Time for Greens to play their game
Strip it all back and the Greens are fighting two things. Not Winston Peters and his immigration racism. Not Act on the rights of the poor to procreate. Not Labour.
The Greens are this weekend focusing down on two big, signature, defining issues - climate change and poverty.
Their election year conference is held in the shadow of a political spat with putative coalition partner New Zealand First and an alarming polling performance by their main dance partner, Labour.
What the Green leadership seems to have concluded though, after a carefully choreographed warning about Peters, is they cannot be their brother or sister's keeper.
They need to emulate the All Blacks and play their own game, focus on their own systems and processes and let the result fall where it does.
So this conference has few sessions open to the media for public assessment of the Greens' agenda or readiness or strategy. Just two main segments over two days: co-leader James Shaw on Saturday on climate change and co-leader Metiria Turei Sunday on poverty - with a little bit around the edges open to the media on aspects of the campaign.
But it is probably wise. The Greens' target market and New Zealand First's surely don't intersect much; and if they do they would intersect least on climate change and issues of inequality, welfare and poverty.
Shaw announced to about 210 people in his keynote address the Greens would require a left government to find an initial $10m to start a Green Infrastructure Fund, which would have a $100m line of credit over three years and ultimately involve $400m of public funding to 2022.
It would be funded from raising oil royalties from the 46 percent now levied by New Zealand to 70 percent, the global average, a move the Greens expect to raise $100m a year for diversion into new clean projects.
The fund would rely on private sector investors, including iwi, to deliver billions of dollars for new renewable energy plants, solar panel installations, energy efficiency retrofits and big biofuel developments.
While it would be government owned it would be operated at arm's length - what the Greens describe as "an independent and expert facilitator of private sector capital to build new low carbon, climate resilient infrastructure." Overseas examples had seen private investors raise up to $10 for every $1 of government contribution.
But the small print of the Greens' announcement bases their calculations on a 1:3 public to private 'leverage rate' - meaning for investments to reach the target total of $1.2 billion by 2022, the state would have to commit $400m.
Shaw's fund was part of a speech in which he committed a governing Green Party to taking New Zealand to a carbon-neutral economy by 2050 - 33 years from now.
"The Green Infrastructure Fund wil be the Kiwibank of the clean economy, kick-starting our transition to a carbon neutral economy. New Zealand needs to jump on board the global response to climate change and get a piece of the economic action, instead of letting it pass us by."
Later, he added: "The Green Party is putting climate change front and centre because if we don't we will face the costs of moving towns and cities to higher grounds and dealing with displaced peoples from the Pacific."

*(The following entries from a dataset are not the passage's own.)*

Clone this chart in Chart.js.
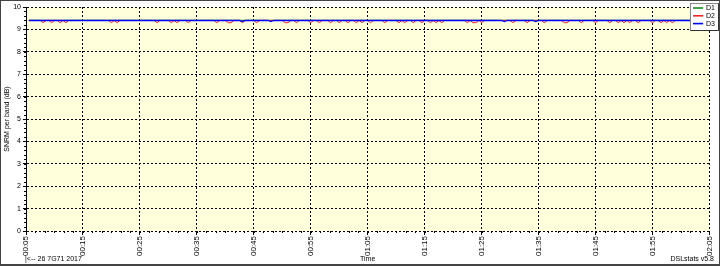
<!DOCTYPE html>
<html>
<head>
<meta charset="utf-8">
<script src="https://cdn.jsdelivr.net/npm/chart.js@4"></script>
<style>
    html, body { margin: 0; padding: 0; background: #fff; }
    canvas { display: block; }
</style>
</head>
<body>
<canvas id="snrmChart" width="720" height="266"></canvas>
<script>
// Series labels and colours
const seriesNames = ['D1', 'D2', 'D3'];
const seriesColors = ['#1f8a1f', '#ff2020', '#0000ff'];

// Time is in minutes after midnight
const d1Times = [5.5, 124];
const d1Values = [9.4, 9.4];

const d2Times = [
    5.5,
    7.5, 8, 8.5, 9, 9.5, 10, 10.5, 11, 11.5, 12, 12.5,
    19.5, 20, 20.5, 21, 21.5,
    27.5, 28, 28.5, 30, 30.5, 31, 31.5, 32, 33, 33.5, 34,
    38, 38.5, 39, 40, 40.5, 41, 41.5, 42.5, 43, 43.5, 45, 45.5, 46,
    50, 50.5, 51, 51.5, 52, 52.5, 53, 54.5, 55, 55.5, 56, 56.5, 57,
    58, 58.5, 59, 59.5, 60, 60.5, 61, 61.5, 62, 62.5, 63, 63.5, 64, 64.5,
    65, 65.5, 66, 67.5, 68, 68.5, 70, 70.5, 71, 71.5, 72, 72.5, 73, 73.5,
    74, 74.5, 75, 75.5, 76, 76.5, 77, 77.5, 78, 78.5,
    82, 82.5, 83, 83.5, 84, 84.5, 85, 85.5,
    90, 90.5, 91, 92.5, 93, 93.5, 95.5, 96, 96.5,
    99, 99.5, 100, 100.5, 102, 102.5, 103, 104.5, 105, 105.5,
    107, 107.5, 108, 108.5, 109, 109.5, 110, 110.5, 111, 111.5,
    112, 112.5, 113, 114.5, 115, 115.5,
    116, 116.5, 117, 117.5, 118, 118.5, 119,
    124
];
const d2Values = [
    9.4,
    9.4, 9.3, 9.4, 9.4, 9.3, 9.4, 9.4, 9.3, 9.4, 9.3, 9.4,
    9.4, 9.3, 9.4, 9.3, 9.4,
    9.4, 9.3, 9.4, 9.4, 9.3, 9.4, 9.3, 9.4, 9.4, 9.3, 9.4,
    9.4, 9.3, 9.4, 9.4, 9.3, 9.3, 9.4, 9.4, 9.3, 9.4, 9.4, 9.3, 9.4,
    9.4, 9.3, 9.3, 9.4, 9.4, 9.3, 9.4, 9.4, 9.3, 9.4, 9.4, 9.3, 9.4,
    9.4, 9.3, 9.4, 9.4, 9.3, 9.4, 9.4, 9.3, 9.4, 9.4, 9.3, 9.4, 9.3, 9.4,
    9.4, 9.3, 9.4, 9.4, 9.3, 9.4, 9.4, 9.3, 9.4, 9.3, 9.4, 9.4, 9.3, 9.4,
    9.4, 9.3, 9.4, 9.4, 9.3, 9.4, 9.3, 9.4, 9.3, 9.4,
    9.4, 9.3, 9.4, 9.3, 9.3, 9.4, 9.3, 9.4,
    9.4, 9.3, 9.4, 9.4, 9.3, 9.4, 9.4, 9.3, 9.4,
    9.4, 9.3, 9.3, 9.4, 9.4, 9.3, 9.4, 9.4, 9.3, 9.4,
    9.4, 9.3, 9.4, 9.4, 9.3, 9.4, 9.3, 9.4, 9.3, 9.4,
    9.4, 9.3, 9.4, 9.4, 9.3, 9.4,
    9.4, 9.3, 9.4, 9.3, 9.4, 9.3, 9.4,
    9.4
];

const d3Times = [5.5, 42.5, 43, 43.5, 47.5, 48, 48.5, 88.5, 89, 89.5, 94, 94.5, 95, 124];
const d3Values = [9.4, 9.4, 9.35, 9.4, 9.4, 9.35, 9.4, 9.4, 9.35, 9.4, 9.4, 9.35, 9.4, 9.4];

// Axis ranges
const timeMin = 5;
const timeMax = 125;
const timeStep = 10;
const snrMin = 0;
const snrMax = 10;

const dateText = '|<-- 26 7G71 2017';
const xTitle = 'Time';
const yTitle = 'SNRM per band (dB)';
const versionText = 'DSLstats v5.8';

const FONT = '"Liberation Sans", Arial, sans-serif';

function toPoints(times, values) {
    return times.map((t, i) => ({ x: t, y: values[i] }));
}

function formatTime(mins) {
    const h = Math.floor(mins / 60);
    const m = Math.round(mins % 60);
    return String(h).padStart(2, '0') + ':' + String(m).padStart(2, '0');
}

// Background, minor ticks, labels, legend and frame
const decorPlugin = {
    id: 'decor',
    beforeDraw(chart) {
        const { ctx, chartArea: a } = chart;
        ctx.save();
        ctx.fillStyle = '#ffffdc';
        ctx.fillRect(a.left, a.top, a.right - a.left, a.bottom - a.top);
        ctx.restore();
    },
    afterDraw(chart) {
        const { ctx, chartArea: a, scales } = chart;
        ctx.save();

        // minor ticks
        ctx.strokeStyle = '#000';
        ctx.lineWidth = 1;
        ctx.beginPath();
        for (let v = snrMin; v <= snrMax + 0.001; v += 0.2) {
            const y = Math.round(scales.y.getPixelForValue(v)) + 0.5;
            ctx.moveTo(a.left - 2, y);
            ctx.lineTo(a.left, y);
        }
        for (let t = timeMin; t <= timeMax + 0.001; t += timeStep / 6) {
            const x = Math.round(scales.x.getPixelForValue(t)) + 0.5;
            ctx.moveTo(x, a.bottom);
            ctx.lineTo(x, a.bottom + 2);
        }
        ctx.stroke();

        // texts
        ctx.fillStyle = '#000';
        ctx.font = '7px ' + FONT;
        ctx.textBaseline = 'middle';
        ctx.textAlign = 'left';
        ctx.fillText(dateText, a.left - 1, 259);
        ctx.textAlign = 'center';
        ctx.fillText(xTitle, (a.left + a.right) / 2, 259);
        ctx.textAlign = 'right';
        ctx.fillText(versionText, 714, 259);

        ctx.save();
        ctx.translate(7, (a.top + a.bottom) / 2);
        ctx.rotate(-Math.PI / 2);
        ctx.textAlign = 'center';
        ctx.fillText(yTitle, 0, 0);
        ctx.restore();

        // legend box
        const lx = 690, ly = 3, lw = 28, lh = 27;
        ctx.fillStyle = '#fff';
        ctx.fillRect(lx, ly, lw, lh);
        ctx.strokeStyle = '#888';
        ctx.strokeRect(lx + 0.5, ly + 0.5, lw, lh);
        ctx.strokeStyle = '#333';
        ctx.beginPath();
        ctx.moveTo(lx + lw + 0.5, ly + 0.5);
        ctx.lineTo(lx + lw + 0.5, ly + lh + 0.5);
        ctx.lineTo(lx + 0.5, ly + lh + 0.5);
        ctx.stroke();
        ctx.font = '7px ' + FONT;
        ctx.textAlign = 'left';
        seriesNames.forEach((name, i) => {
            const y = ly + 5 + i * 7.8;
            ctx.strokeStyle = seriesColors[i];
            ctx.lineWidth = 1.6;
            ctx.beginPath();
            ctx.moveTo(lx + 3, y);
            ctx.lineTo(lx + 13, y);
            ctx.stroke();
            ctx.fillStyle = '#000';
            ctx.fillText(name, lx + 16, y);
        });

        // outer frame
        ctx.strokeStyle = '#444';
        ctx.lineWidth = 1;
        ctx.strokeRect(0.5, 0.5, 719, 264);
        ctx.fillStyle = '#444';
        ctx.fillRect(0, 264, 720, 2);
        ctx.restore();
    }
};

const ctx = document.getElementById('snrmChart').getContext('2d');
new Chart(ctx, {
    type: 'line',
    data: {
        datasets: [
            {
                label: seriesNames[0],
                data: toPoints(d1Times, d1Values),
                borderColor: seriesColors[0],
                borderWidth: 1.3,
                order: 3
            },
            {
                label: seriesNames[1],
                data: toPoints(d2Times, d2Values),
                borderColor: seriesColors[1],
                borderWidth: 1,
                order: 2
            },
            {
                label: seriesNames[2],
                data: toPoints(d3Times, d3Values),
                borderColor: seriesColors[2],
                borderWidth: 1.4,
                order: 1
            }
        ]
    },
    options: {
        responsive: false,
        animation: false,
        devicePixelRatio: 1,
        layout: { padding: { top: 7, right: 8, left: 0, bottom: 0 } },
        elements: {
            point: { radius: 0 },
            line: { tension: 0, fill: false }
        },
        plugins: {
            legend: { display: false },
            tooltip: { enabled: false }
        },
        scales: {
            x: {
                type: 'linear',
                min: timeMin,
                max: timeMax,
                afterFit: function(scale) { scale.height = 35; },
                afterBuildTicks: function(scale) {
                    const ticks = [];
                    for (let t = timeMin; t <= timeMax; t += timeStep) ticks.push({ value: t });
                    scale.ticks = ticks;
                },
                ticks: {
                    autoSkip: false,
                    minRotation: 90,
                    maxRotation: 90,
                    padding: 1,
                    color: '#000',
                    font: { family: FONT, size: 8 },
                    callback: function(v) { return formatTime(v); }
                },
                grid: {
                    color: '#000',
                    lineWidth: 1,
                    tickLength: 4,
                    tickColor: '#000'
                },
                border: { display: false, dash: [2, 2] }
            },
            y: {
                min: snrMin,
                max: snrMax,
                afterFit: function(scale) { scale.width = 26; },
                ticks: {
                    stepSize: 1,
                    padding: 2,
                    color: '#000',
                    font: { family: FONT, size: 7 }
                },
                grid: {
                    color: '#000',
                    lineWidth: 1,
                    tickLength: 3,
                    tickColor: '#000'
                },
                border: { display: true, color: '#000', width: 1, dash: [2, 2] }
            }
        }
    },
    plugins: [decorPlugin]
});
</script>
</body>
</html>
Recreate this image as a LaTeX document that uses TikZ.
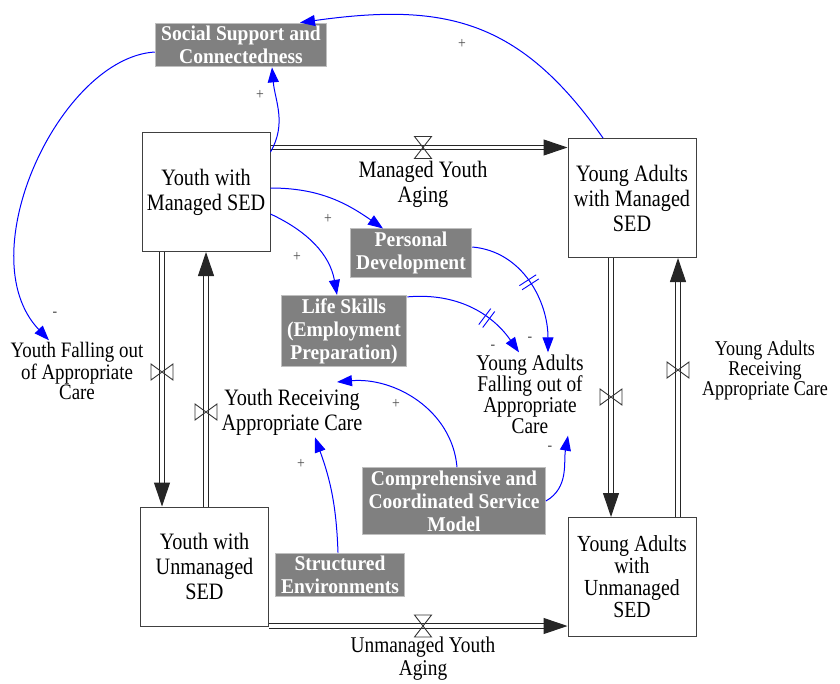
\documentclass[tikz,border=0pt]{standalone}
\usepackage{fontspec}
\setmainfont{Liberation Serif}[FakeStretch=0.86]
\newfontfamily\auxfont{Liberation Serif}[FakeStretch=0.93]
\usetikzlibrary{arrows.meta, positioning}
\definecolor{LinkBlue}{rgb}{0, 0, 1}
\definecolor{AuxGray}{rgb}{0.5, 0.5, 0.5}
\definecolor{AuxEdge}{rgb}{0.75, 0.75, 0.75}

\begin{document}
\begin{tikzpicture}[
    x=1pt, y=1pt,
    font=\fontsize{23.5}{25}\selectfont,
    stock/.style={draw=black!75, line width=1pt, align=center,
        minimum width=128pt, minimum height=119pt, inner sep=2pt},
    aux/.style={fill=AuxGray, draw=AuxEdge, line width=1pt, text=white,
        align=center, font=\auxfont\bfseries\fontsize{21}{23}\selectfont,
        inner xsep=6pt, inner ysep=3pt},
    rate/.style={align=center, inner sep=2pt},
    pipe/.style={draw=black!85, line width=1pt, double=white,
        double distance=3.5pt, -{Triangle[length=24pt, width=16pt]}},
    link/.style={LinkBlue, line width=1pt, -{Triangle[length=15pt, width=11pt]}},
    pol/.style={text=black!70, font=\fontsize{16}{16}\selectfont, inner sep=0pt},
    delay/.style={sloped, inner sep=0pt, text=LinkBlue},
    valveh/.pic={\draw[black!80, line width=0.9pt]
        (-8.5,11) -- (8.5,11) -- (-8.5,-11) -- (8.5,-11) -- cycle;},
    valvev/.pic={\draw[black!80, line width=0.9pt]
        (-11,8) -- (-11,-8) -- (11,8) -- (11,-8) -- cycle;},
]
\useasboundingbox (0,0) rectangle (840,-683);

% stocks
\node[stock] (ym) at (206,-192) {Youth with\\Managed SED};
\node[stock] (am) at (632,-198) {Young Adults\\with Managed\\SED};
\node[stock] (yu) at (204.5,-566.5) {Youth with\\Unmanaged\\SED};
\node[stock, font=\fontsize{23}{22}\selectfont] (au) at (632,-577)
    {Young Adults\\with\\Unmanaged\\SED};

% flows
\coordinate (mrow) at (0,-147.5);
\coordinate (urow) at (0,-626);
\coordinate (yfcol) at (162,0);
\coordinate (yrcol) at (206,0);
\coordinate (afcol) at (611,0);
\coordinate (arcol) at (678,0);

\draw[pipe] (ym.east |- mrow) -- (am.west |- mrow);
\draw[pipe] (yu.east |- urow) -- (au.west |- urow);
\draw[pipe] (ym.south -| yfcol) -- (yu.north -| yfcol);
\draw[pipe] (yu.north -| yrcol) -- (ym.south -| yrcol);
\draw[pipe] (am.south -| afcol) -- (au.north -| afcol);
\draw[pipe] (au.north -| arcol) -- (am.south -| arcol);

\pic at (423,-147.5) {valveh};
\pic at (423,-626) {valveh};
\pic at (162,-372) {valvev};
\pic at (206,-412) {valvev};
\pic at (611,-397) {valvev};
\pic at (678,-370) {valvev};

\node[rate] (mage) at (423,-184) {Managed Youth\\Aging};
\node[rate, font=\fontsize{22.5}{23}\selectfont] (uage) at (423,-659)
    {Unmanaged Youth\\Aging};
\node[rate, font=\fontsize{22}{19}\selectfont] (yfall) at (77,-371)
    {Youth Falling out\\of Appropriate\\Care};
\node[rate] (yrec) at (292,-412) {Youth Receiving\\Appropriate Care};
\node[rate, font=\fontsize{22.5}{17.5}\selectfont] (afall) at (530,-394)
    {Young Adults\\Falling out of\\Appropriate\\Care};
\node[rate, font=\fontsize{21}{20}\selectfont] (arec) at (765,-370)
    {Young Adults\\Receiving\\Appropriate Care};

% auxiliaries
\node[aux] (soc) at (241,-45) {Social Support and\\Connectedness};
\node[aux] (pdev) at (411,-253) {Personal\\Development};
\node[aux] (lskill) at (344,-331) {Life Skills\\(Employment\\Preparation)};
\node[aux] (comp) at (454,-501) {Comprehensive and\\Coordinated Service\\Model};
\node[aux] (struct) at (340,-575) {Structured\\Environments};

% causal links
\coordinate (rtip) at (337,-382);
\draw[link] ([xshift=-29pt]am.north) to[out=125, in=8, looseness=1.15]
    ([xshift=59pt]soc.north);
\draw[link] ([yshift=-20pt]ym.north east) to[out=60, in=-85] ([xshift=31pt]soc.south);
\draw[link] ([yshift=-7pt]soc.west) .. controls (60,-58) and (-32,-255) ..
    ([xshift=-28pt]yfall.north);
\draw[link] ([yshift=4pt]ym.east) to[out=0, in=145] ([xshift=-28pt]pdev.north);
\draw[link] ([yshift=-22pt]ym.east) to[out=-25, in=100] ([xshift=-7pt]lskill.north);
\draw[link] ([yshift=-2pt]lskill.north east) to[out=5, in=125]
    node[delay, pos=0.65] {\rule{0.9pt}{20pt}\hspace{4pt}\rule{0.9pt}{20pt}}
    ([xshift=-11pt]afall.north);
\draw[link] ([yshift=6pt]pdev.east) to[out=-5, in=90]
    node[delay, pos=0.5] {\rule{0.9pt}{20pt}\hspace{4pt}\rule{0.9pt}{20pt}}
    ([xshift=18pt]afall.north);
\draw[link] ([xshift=3pt]comp.north) to[out=95, in=5] (rtip);
\draw[link] (comp.east) to[out=30, in=-100] ([xshift=38pt]afall.south);
\draw[link] ([xshift=-2pt]struct.north) to[out=92, in=-70] ([xshift=23pt]yrec.south);

% polarities
\node[pol] (p1) at (462,-44) {+};
\node[pol] (p2) at (260,-95) {+};
\node[pol] (p3) at (55,-314) {-};
\node[pol] (p4) at (328,-219) {+};
\node[pol] (p5) at (297,-257) {+};
\node[pol] (p6) at (493,-347) {-};
\node[pol] (p7) at (530,-339) {-};
\node[pol] (p8) at (396,-404) {+};
\node[pol] (p9) at (550,-448) {-};
\node[pol] (p10) at (301,-464) {+};

\end{tikzpicture}
\end{document}
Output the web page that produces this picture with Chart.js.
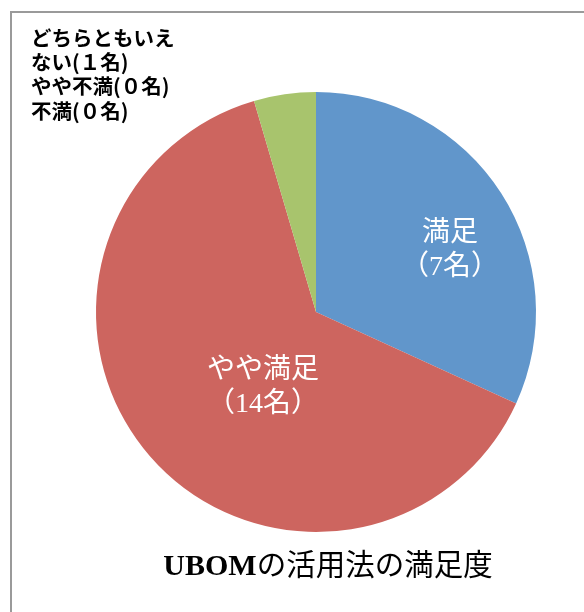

Documents explaining the fund say: "Clean technologies generate social and environmental benefits that are not always captured directly by the investors, and therefore government has a role making them happen."
Examples of the fund's target investments include wind and solar power projects, smart LED street lighting, innovations in waste, and sustainable agriculture projects 'like on-farm energy solutions". It would focus on projects in their later stages of development.
The fund would have to be a success commercially, achieving a target rate of return "well above the government's 10-year bond rate of four percent," the papers say. "We believe it is vital for the fund to be seen making good returns to ensure an enduring shift of private sector capital into the cleantech economy."
Asked how a company like Fonterra might use the fund, Shaw said it needed better supply of biofuels like wood chips to power its drying units and improvements in supply could be a fund project.
He thought the New Zealand Superannuation Fund could be asked by a government involving the Greens to "participate in this"
Shaw said the impact of climate change was on the environment and society, but the cause was economic. That was why a business- focused approach was needed.
His speech won most applause when he said: "Under National, New Zealand is not only not a fast follower [on climate change], we're not following at all. But I believe we ought to lead" - and when he defended spending money to find solutions to climate issues. "Reckless is to change the chemical composition of the atmosphere and condemn entire nation states to extinction. That's reckless. That's criminal."
Getting back to climate change must have been a relief for the party faithful. The week's attacks on Peters for his immigration policy racism had been carefully calculated but diverting. Turei revealed on The Nation on TV3 the party had thought about what she would say on the matter over a fortnight, and had alerted the Labour Party to its intent in the week before she made the criticism. In the same interview, however, she said she "would certainly work in a government with Winston Peters."
It was all necessary theatre. She labelled as 'a great analogy' a comment on Twitter by @Jock_NZ after that TV interview which said: "Was Winston v @Metiria mudslinging just for cameras #nationnz? Are they like brother and sister who argue but pull together when pushed?'
On day two of the conference, Turei is expected to bring out the second leg of the Greens' own issues double: a package against poverty.